Salt is assigned the case without consideration of her relationship with Stone and without a partner—and it brings up old ghosts. Her father, an Atlanta beat cop who killed himself on Salt’s tenth birthday, listened to blues music, including Mike Anderson’s. The musician’s murder fuels her personal demons. Salt is burdened by dreams of a hellhound, a symbol of death, and her father’s ghost.
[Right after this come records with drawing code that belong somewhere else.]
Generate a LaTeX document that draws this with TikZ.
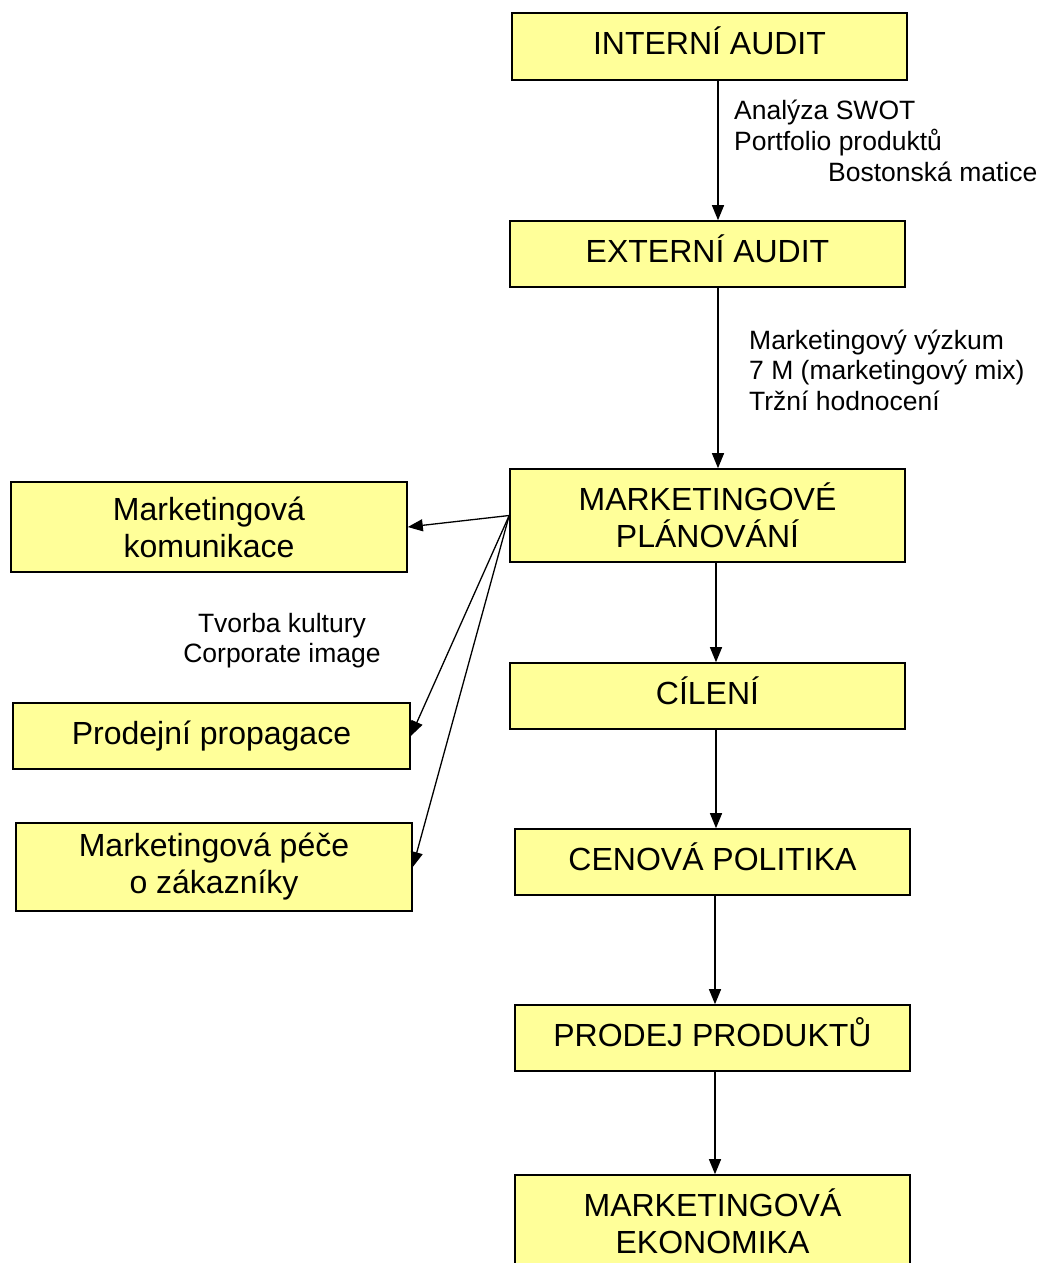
\documentclass[tikz,border=0pt]{standalone}
\usepackage{fontspec}
\setmainfont{Liberation Sans}
\usetikzlibrary{arrows.meta}
\definecolor{boxyellow}{HTML}{FFFF99}
\tikzset{
  box/.style={draw=black, line width=1.6pt, fill=boxyellow, minimum width=395pt, inner sep=0pt, align=center, font=\fontsize{32}{37}\selectfont},
  oneline/.style={text height=20pt, text depth=4pt},
  arr/.style={line width=1.3pt, -{Triangle[length=15pt,width=12pt]}},
  lbl/.style={inner sep=0pt, font=\fontsize{26.5}{31}\selectfont, anchor=base west},
  lblc/.style={inner sep=0pt, font=\fontsize{26.5}{31}\selectfont, anchor=base}
}
\begin{document}
\begin{tikzpicture}[x=1pt,y=-1pt]
\useasboundingbox (0,0) rectangle (1042,1263);
% main column
\node[box, oneline, minimum height=67pt] (ia) at (709.5,46.5) {INTERNÍ AUDIT};
\node[box, oneline, minimum height=66pt] (ea) at (707.5,254) {EXTERNÍ AUDIT};
\node[box, minimum height=93pt] (mp) at (707.5,515.5) {MARKETINGOVÉ\\PLÁNOVÁNÍ};
\node[box, oneline, minimum height=66pt] (ci) at (707.5,696) {CÍLENÍ};
\node[box, oneline, minimum height=66pt] (cp) at (712.5,862) {CENOVÁ POLITIKA};
\node[box, oneline, minimum height=66pt] (pr) at (712.5,1038) {PRODEJ PRODUKTŮ};
\node[box, minimum height=92pt] (me) at (712.5,1221) {MARKETINGOVÁ\\EKONOMIKA};
% left column
\node[box, minimum width=396pt, minimum height=90pt] (mk) at (209,527) {Marketingová\\komunikace};
\node[box, oneline, minimum width=397pt, minimum height=66pt] (pp) at (211.5,736) {Prodejní propagace};
\node[box, minimum width=396pt, minimum height=88pt] (pz) at (214,867) {Marketingová péče\\o zákazníky};
% arrow x positions
\coordinate (x1) at (718,0);
\coordinate (x2) at (716,0);
\coordinate (x3) at (715,0);
\draw[arr] (ia.south -| x1) -- (ea.north -| x1);
\draw[arr] (ea.south -| x1) -- (mp.north -| x1);
\draw[arr] (mp.south -| x2) -- (ci.north -| x2);
\draw[arr] (ci.south -| x2) -- (cp.north -| x2);
\draw[arr] (cp.south -| x3) -- (pr.north -| x3);
\draw[arr] (pr.south -| x3) -- (me.north -| x3);
\draw[arr] (mp.west) -- (mk.east);
\draw[arr] (mp.west) -- (pp.east);
\draw[arr] (mp.west) -- (pz.east);
% labels
\node[lbl] (l1) at (734,119) {Analýza SWOT};
\node[lbl] (l2) at (734,150) {Portfolio produktů};
\node[lbl] (l3) at (828,181) {Bostonská matice};
\node[lbl] (l4) at (749,349) {Marketingový výzkum};
\node[lbl] (l5) at (749,379) {7 M (marketingový mix)};
\node[lbl] (l6) at (749,410) {Tržní hodnocení};
\node[lblc] (l7) at (282,632) {Tvorba kultury};
\node[lblc] (l8) at (282,662) {Corporate image};
\end{tikzpicture}
\end{document}
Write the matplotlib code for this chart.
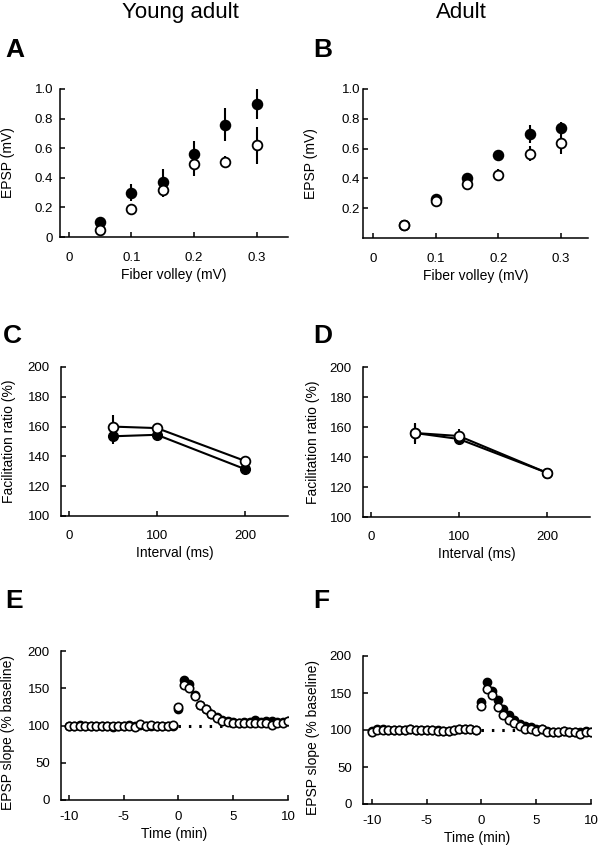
import numpy as np
import matplotlib
matplotlib.use("Agg")
import matplotlib.pyplot as plt

plt.rcParams['font.family'] = ['Liberation Sans', 'DejaVu Sans']
plt.rcParams['axes.unicode_minus'] = False

# --- data ---
fv = [0.05, 0.10, 0.15, 0.20, 0.25, 0.30]
# A: young adult, EPSP vs fiber volley
a_closed = [0.10, 0.30, 0.37, 0.56, 0.76, 0.90]
a_closed_err = [0.01, 0.055, 0.088, 0.09, 0.11, 0.105]
a_open = [0.05, 0.19, 0.32, 0.49, 0.51, 0.62]
a_open_err = [0.01, 0.015, 0.05, 0.08, 0.04, 0.125]
# B: adult
b_closed = [0.09, 0.26, 0.405, 0.56, 0.70, 0.74]
b_closed_err = [0.01, 0.02, 0.02, 0.03, 0.06, 0.04]
b_open = [0.09, 0.245, 0.36, 0.425, 0.565, 0.635]
b_open_err = [0.01, 0.02, 0.04, 0.04, 0.05, 0.07]

# C/D: paired-pulse facilitation
interval = [50, 100, 200]
c_closed = [153.5, 154.5, 131.5]
c_closed_err = [5, 3, 3]
c_open = [160, 159, 137]
c_open_err = [7.5, 3, 2]
d_closed = [156, 152, 129.5]
d_closed_err = [6, 3, 2]
d_open = [156, 154, 129.5]
d_open_err = [7, 5, 2]

# E/F: LTP time course, one point every 30 s
t = np.arange(-10, 10.5, 0.5)
e_open = [99, 99, 100, 100, 100, 100, 99, 99, 100, 100,
          100, 100, 98, 102, 100, 101, 100, 99, 100, 101,
          125, 154, 150, 140, 127, 122, 115, 110, 106, 105,
          104, 104, 104, 104, 104, 104, 103, 101, 104, 104, 106]
e_closed = [99, 100, 101, 100, 100, 99, 99, 100, 98, 100,
            100, 101, 99, 101, 100, 100, 100, 100, 99, 100,
            122, 161, 156, 141, 128, 122, 116, 111, 107, 106,
            105, 104, 105, 105, 108, 105, 106, 106, 105, 105, 106]
f_open = [97, 100, 100, 100, 100, 100, 100, 101, 100, 100,
          100, 100, 99, 99, 99, 100, 101, 101, 101, 100,
          132, 155, 147, 131, 120, 114, 109, 105, 101, 101,
          99, 101, 97, 97, 97, 98, 97, 97, 95, 97, 97]
f_closed = [98, 101, 101, 100, 100, 100, 100, 102, 100, 100,
            100, 100, 100, 99, 99, 100, 101, 101, 101, 100,
            138, 165, 153, 140, 128, 120, 114, 108, 106, 104,
            101, 101, 98, 97, 97, 98, 97, 97, 97, 98, 97]

W, H = 598, 852
fig = plt.figure(figsize=(W / 100, H / 100), dpi=100)

TICK = 9.5
LAB = 10


def add_ax(l, r, top, bot):
    return fig.add_axes([l / W, 1 - bot / H, (r - l) / W, (bot - top) / H])


def style(ax, xpad, ypad):
    for s in ['top', 'right']:
        ax.spines[s].set_visible(False)
    for s in ['left', 'bottom']:
        ax.spines[s].set_linewidth(1.1)
    ax.tick_params(direction='in', length=3.5, width=1.1, labelsize=TICK)
    ax.tick_params(axis='x', pad=xpad)
    ax.tick_params(axis='y', pad=ypad)


def errpts(ax, x, y, e, face, ms=7):
    ax.errorbar(x, y, yerr=e, fmt='none', ecolor='black', elinewidth=1.5, capsize=0)
    ax.plot(x, y, 'o', mfc=face, mec='black', mew=1.3, ms=ms, ls='none')


# A
axA = add_ax(60, 288, 89, 237)
errpts(axA, fv, a_closed, a_closed_err, 'black')
errpts(axA, fv, a_open, a_open_err, 'white')
axA.set_xlim(-0.014, 0.35)
axA.set_ylim(0, 1.0)
axA.set_xticks([0, 0.1, 0.2, 0.3])
axA.set_xticklabels(['0', '0.1', '0.2', '0.3'])
axA.set_yticks([0, 0.2, 0.4, 0.6, 0.8, 1.0])
axA.set_yticklabels(['0', '0.2', '0.4', '0.6', '0.8', '1.0'])
style(axA, 11, 5)

# B
axB = add_ax(363, 588, 89, 238)
errpts(axB, fv, b_closed, b_closed_err, 'black')
errpts(axB, fv, b_open, b_open_err, 'white')
axB.set_xlim(-0.016, 0.343)
axB.set_ylim(0, 1.0)
axB.set_xticks([0, 0.1, 0.2, 0.3])
axB.set_xticklabels(['0', '0.1', '0.2', '0.3'])
axB.set_yticks([0.2, 0.4, 0.6, 0.8, 1.0])
axB.set_yticklabels(['0.2', '0.4', '0.6', '0.8', '1.0'])
style(axB, 11, 2)

for ax in (axA, axB):
    ax.set_xlabel('Fiber volley (mV)', fontsize=LAB, labelpad=3)
    ax.set_ylabel('EPSP (mV)', fontsize=LAB)


def ppf(ax, yc, ec, yo, eo):
    ax.errorbar(interval, yc, yerr=ec, fmt='none', ecolor='black', elinewidth=1.5)
    ax.plot(interval, yc, 'o-', color='black', lw=1.5, ms=7)
    ax.errorbar(interval, yo, yerr=eo, fmt='none', ecolor='black', elinewidth=1.5)
    ax.plot(interval, yo, 'o-', color='black', mfc='white', mew=1.3, lw=1.5, ms=7)
    ax.set_xlim(-9, 249)
    ax.set_ylim(100, 200)
    ax.set_xticks([0, 100, 200])
    ax.set_yticks([100, 120, 140, 160, 180, 200])
    ax.set_xlabel('Interval (ms)', fontsize=LAB, labelpad=3)
    ax.set_ylabel('Facilitation ratio (%)', fontsize=LAB)
    style(ax, 10, 8)


axC = add_ax(61, 288, 367, 516)
ppf(axC, c_closed, c_closed_err, c_open, c_open_err)
axD = add_ax(363, 590, 367, 517)
ppf(axD, d_closed, d_closed_err, d_open, d_open_err)


def ltp(ax, yc, yo):
    ax.plot([0, 10], [100, 100], color='black', lw=2.2, ls=(0, (0.8, 2.6)), zorder=1)
    ax.plot(t, yc, 'o', color='black', ms=6, zorder=2)
    ax.plot(t, yo, 'o', mfc='white', mec='black', mew=1.2, ms=6, zorder=3)
    ax.set_ylim(0, 200)
    ax.set_xticks([-10, -5, 0, 5, 10])
    ax.set_yticks([0, 50, 100, 150, 200])
    ax.set_xlabel('Time (min)', fontsize=LAB, labelpad=3)
    ax.set_ylabel('EPSP slope (% baseline)', fontsize=LAB)
    style(ax, 8, 8)


axE = add_ax(61, 288, 651, 800)
ltp(axE, e_closed, e_open)
axE.set_xlim(-10.73, 10)
axF = add_ax(363, 591, 656, 804)
ltp(axF, f_closed, f_open)
axF.set_xlim(-10.8, 10)

# y-label positions (right edge of rotated text)
for ax, l, r, xr in [(axA, 60, 288, 15), (axB, 363, 588, 318),
                     (axC, 61, 288, 16), (axD, 363, 590, 320),
                     (axE, 61, 288, 15), (axF, 363, 591, 320)]:
    ax.yaxis.set_label_coords((xr - l) / (r - l), 0.5)
axE.yaxis.set_label_coords((15 - 61) / (288 - 61), 0.45)
axF.yaxis.set_label_coords((320 - 363) / (591 - 363), 0.45)

# column titles and panel letters
fig.text(180 / W, 1 - 18 / H, 'Young adult', fontsize=16, ha='center', va='baseline')
fig.text(461 / W, 1 - 18 / H, 'Adult', fontsize=16, ha='center', va='baseline')
for lab, x, y in [('A', 5, 57), ('B', 313, 57), ('C', 3, 343),
                  ('D', 313, 343), ('E', 5, 608), ('F', 313, 608)]:
    fig.text(x / W, 1 - y / H, lab, fontsize=19, fontweight='bold',
             ha='left', va='baseline')

fig.savefig('out.png', dpi=100)
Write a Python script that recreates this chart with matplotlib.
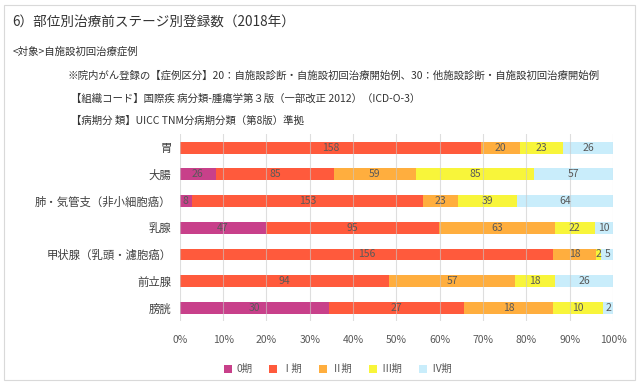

Salt is something of a supercop, admired by police and criminals alike, but with enough vulnerability—her history, self-doubts, fear—to be accessible and likable. Salt’s case is bigger than it first appears, and interlocks with another more recent, and high-profile, investigation that reaches far outside the blues clubs and projects where her case begins. Out of the Blues is a procedural with a mythical bent fitting the blues perfectly; both authentic and allegorical. The allegory is Salt’s emotional journey from confusion, the little girl whose father died in her arms, to an uneasy understanding. The narrative has moments of strain—some minor chronological confusion and Salt’s near superhero status, but these are overshadowed by the city, its richly rendered inhabitants, blues music and legend, and Salt’s likability.